“It’s not every day you see a giant orange Triangle Man three metres in the air!” ISCA mascot a hit at Runners High in Denmark
After months of hostile Copenhagen weather, the sun broke through the clouds and lit up Zealand yesterday just in time for the Runners High at Bispebjerg Hospital. The event involved around 300 runners of varying levels and ages running a 6km route that also included a gruelling ascent up 120 steps to the top of the 24m high, seven floor, hospital car park.
ISCA attended the event in co-operation with our member, DGI, who are integral to organising the Runners High series of races. The team arrived early and set up our stand to increase awareness of No Elevators Day, which will take place on Wednesday 25 April. A race where stair climbing is the primary objective seemed the perfect fit for the promotion of an event where the intention is to get more people to use the stairs!

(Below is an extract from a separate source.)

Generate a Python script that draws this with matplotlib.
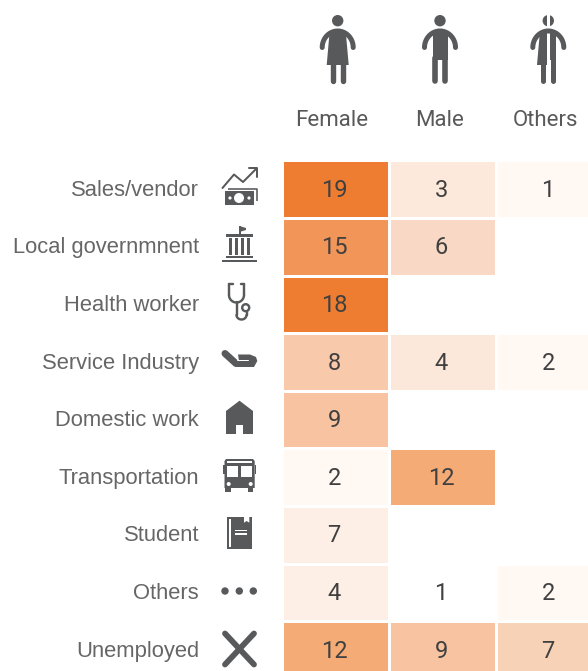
#!/usr/bin/python3
import numpy as np
from matplotlib import pyplot as plt
from matplotlib.patches import Circle, Polygon, Rectangle

W = 588
H = 671
GREY = '#58595b'
TEXT = '#595959'

occupations = ['Sales/vendor', 'Local governmnent', 'Health worker', 'Service Industry',
               'Domestic work', 'Transportation', 'Student', 'Others', 'Unemployed']
genders = ['Female', 'Male', 'Others']
female = [19, 15, 18, 8, 9, 2, 7, 4, 12]
male = [3, 6, np.nan, 4, np.nan, 12, np.nan, 1, 9]
others = [1, np.nan, np.nan, 2, np.nan, np.nan, np.nan, 2, 7]

# shading in the source is not a strict function of the count
female_colors = ['#ee7d31', '#f29558', '#ee7d31', '#f8caab', '#f7c3a0', '#fff8f3', '#feefe6', '#feefe6', '#f5ab76']
male_colors = ['#fce9dc', '#f9d9c5', 'white', '#fce8da', 'white', '#f5ab76', 'white', 'white', '#f7c3a0']
others_colors = ['#fff8f3', 'white', 'white', '#fff8f3', 'white', 'white', 'white', '#fff8f3', '#f8d2b6']

plt.rcParams['font.family'] = ['Roboto', 'DejaVu Sans']

fig = plt.figure(figsize=(W / 100, H / 100), dpi=100, facecolor='white')

# heatmap axes, data units are cells
CELL_W = 107
CELL_H = 57.6
X0 = 281.7
Y0 = 160.4
hm = fig.add_axes([X0 / W, 0, (W - X0) / W, (H - Y0) / H])
hm.set_xlim(0, (W - X0) / CELL_W)
hm.set_ylim((H - Y0) / CELL_H, 0)
hm.axis('off')
values = np.array([female, male, others]).T
colors = np.array([female_colors, male_colors, others_colors]).T
for r in range(values.shape[0]):
    for c in range(values.shape[1]):
        if np.isnan(values[r, c]):
            continue
        hm.add_patch(Rectangle((c, r), 1, 1, fc=colors[r, c], ec='white', lw=2.16))
        hm.text(c + 0.49, r + 0.52, '%d' % values[r, c], ha='center', va='center',
                fontsize=17, color='#404040')

# overlay in pixel coordinates for labels and icons
ax = fig.add_axes([0, 0, 1, 1])
ax.set_xlim(0, W)
ax.set_ylim(H, 0)
ax.axis('off')
ax.patch.set_alpha(0)

for i, name in enumerate(occupations):
    ax.text(199, Y0 + CELL_H * (i + 0.5) + 1, name, ha='right', va='center', fontsize=15.8,
            color='#666666', family='Liberation Sans')
for name, x in zip(genders, [332, 440, 545]):
    ax.text(x, 121, name, ha='center', va='center', fontsize=16, color=TEXT)


def stroke(xs, ys, px, color=GREY, cap='round'):
    ax.plot(xs, ys, color=color, lw=px * 0.72, solid_capstyle=cap, solid_joinstyle='round')


def rect(x0, y0, x1, y1, color=GREY):
    ax.add_patch(Rectangle((x0, y0), x1 - x0, y1 - y0, fc=color, ec='none'))


def dot(x, y, r, color=GREY):
    ax.add_patch(Circle((x, y), r, fc=color, ec='none'))


def poly(pts, color=GREY):
    ax.add_patch(Polygon(pts, closed=True, fc=color, ec='none'))


def arc(cx, cy, rx, ry, a0, a1, px):
    t = np.radians(np.linspace(a0, a1, 40))
    stroke(cx + rx * np.cos(t), cy - ry * np.sin(t), px)


def shoulders(cx):
    arc(cx, 47.5, 15.5, 16.5, 0, 180, 5)


def icon_female(cx):
    dot(cx, 20.7, 5.7)
    shoulders(cx)
    poly([(cx - 8, 31), (cx + 8, 31), (cx + 11, 65), (cx - 11, 65)])
    stroke([cx - 5, cx - 5], [64, 81], 5.4)
    stroke([cx + 5, cx + 5], [64, 81], 5.4)


def icon_male(cx):
    dot(cx, 20.7, 5.7)
    shoulders(cx)
    rect(cx - 7.5, 31, cx + 7.5, 60)
    stroke([cx - 4.6, cx - 4.6], [58, 81], 5.6)
    stroke([cx + 4.6, cx + 4.6], [58, 81], 5.6)


def icon_other(cx):
    dot(cx, 20.7, 5.7)
    shoulders(cx)
    poly([(cx - 8, 31), (cx, 31), (cx, 65), (cx - 11, 65)])
    rect(cx, 31, cx + 7.5, 60)
    stroke([cx - 5, cx - 5], [64, 81], 5)
    stroke([cx + 5, cx + 5], [58, 81], 5)
    rect(cx - 1.2, 12, cx + 1.2, 84, color='white')


def icon_sales():
    stroke([222.5, 234, 243, 256], [188, 174.5, 182, 169], 2)
    stroke([248.5, 257, 257], [168, 168, 177], 2)
    rect(225.3, 191, 254, 205)
    dot(239, 198, 5, 'white')
    dot(230, 198, 1.6, 'white')
    dot(249, 198, 1.6, 'white')
    stroke([228, 257, 257], [188.5, 188.5, 201], 1.6, cap='butt')


def icon_gov():
    stroke([239.5, 239.5], [226, 235], 2, cap='butt')
    poly([(239.5, 226), (246, 228), (246, 230), (239.5, 232)])
    rect(226, 234, 252.7, 236.7)
    for x in [229, 235, 241, 247]:
        rect(x, 238, x + 3.3, 254.5)
    rect(226, 256, 252.7, 258)
    rect(222, 260.3, 257.3, 262.3)


def icon_health():
    stroke([229, 229], [284, 295], 2.4)
    stroke([244, 244], [284, 295], 2.4)
    stroke([229, 232.5], [284, 284], 2.4)
    stroke([244, 240.5], [284, 284], 2.4)
    arc(236.5, 295, 7.5, 7.5, 180, 360, 2.4)
    stroke([236.5, 236.5], [302, 315], 2.4)
    arc(241.5, 315, 5, 4.5, 180, 360, 2.4)
    stroke([246.5, 246.5], [315, 312], 2.4)
    ax.add_patch(Circle((245.7, 307.7), 3.5, fc='none', ec=GREY, lw=2.4 * 0.72))


def icon_hand():
    stroke([225, 236, 250], [353.5, 363.5, 363.5], 7)
    poly([(238, 354.5), (250, 354.5), (256, 357), (257.3, 361), (254, 367), (240, 367)])
    stroke([237, 248], [360, 360], 1, color='white')


def icon_house():
    poly([(226, 411), (239.5, 400.7), (253, 411), (253, 434), (243, 434), (243, 425),
          (236, 425), (236, 434), (226, 434)])


def icon_bus():
    poly([(226, 459), (253, 459), (254.7, 461), (254.7, 488), (224.5, 488), (224.5, 461)])
    rect(226.7, 466, 238.3, 476.7, 'white')
    rect(241, 466, 252.3, 476.7, 'white')
    rect(226.7, 461, 252.3, 462.7, 'white')
    dot(228.7, 484, 2, 'white')
    dot(250.7, 484, 2, 'white')
    rect(225.3, 488, 230.7, 492)
    rect(248, 488, 253.3, 492)
    rect(222.7, 465, 224.5, 474)
    rect(254.7, 465, 256, 474)


def icon_book():
    rect(226.7, 517, 252.3, 549)
    rect(229.3, 519, 231, 547, 'white')
    poly([(244, 517), (249.3, 517), (249.3, 522.7), (246.6, 521), (244, 522.7)], 'white')
    rect(235, 530, 246.7, 531.3, 'white')
    rect(235, 533.3, 246.7, 534.7, 'white')


def icon_dots():
    for x in [225, 239.3, 253.3]:
        dot(x, 591, 3.7)


def icon_cross():
    stroke([225, 254], [633.5, 664.5], 5.8)
    stroke([254, 225], [633.5, 664.5], 5.8)


icon_female(337.7)
icon_male(440)
icon_other(548.3)
icon_sales()
icon_gov()
icon_health()
icon_hand()
icon_house()
icon_bus()
icon_book()
icon_dots()
icon_cross()

fig.savefig('out.png', dpi=100)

Before the race began, we handed out flyers and wristbands, and many intrigued Runners High participants came and stopped by the stall to find out just what No Elevators Day entails. Given the nature of the people at the event it was no wonder that many people were enthusiastic and interested in getting involved next week!
Then came ISCA’s main attraction for the day - Triangle Man (his friends call him NED) - the real life embodiment of No Elevators Day! He was a hit with everyone, from children to pensioners. Not only did Triangle Man compete in the event, he was also in demand for interviews, selfies, and at one point became the “flyer” for the Foxy Cheerleaders who were attending the event. It is not every day that you see a giant orange Triangle Man three metres in the air!
Participants were also encouraged up the stairs by motivational posters promoting No Elevators Day, given the amazing view from the roof of the car park, which was basking in a setting sun as the runners reached the summit. All the effort was 100% worth it.
The event was not only a productive one, but enjoyable for everyone involved!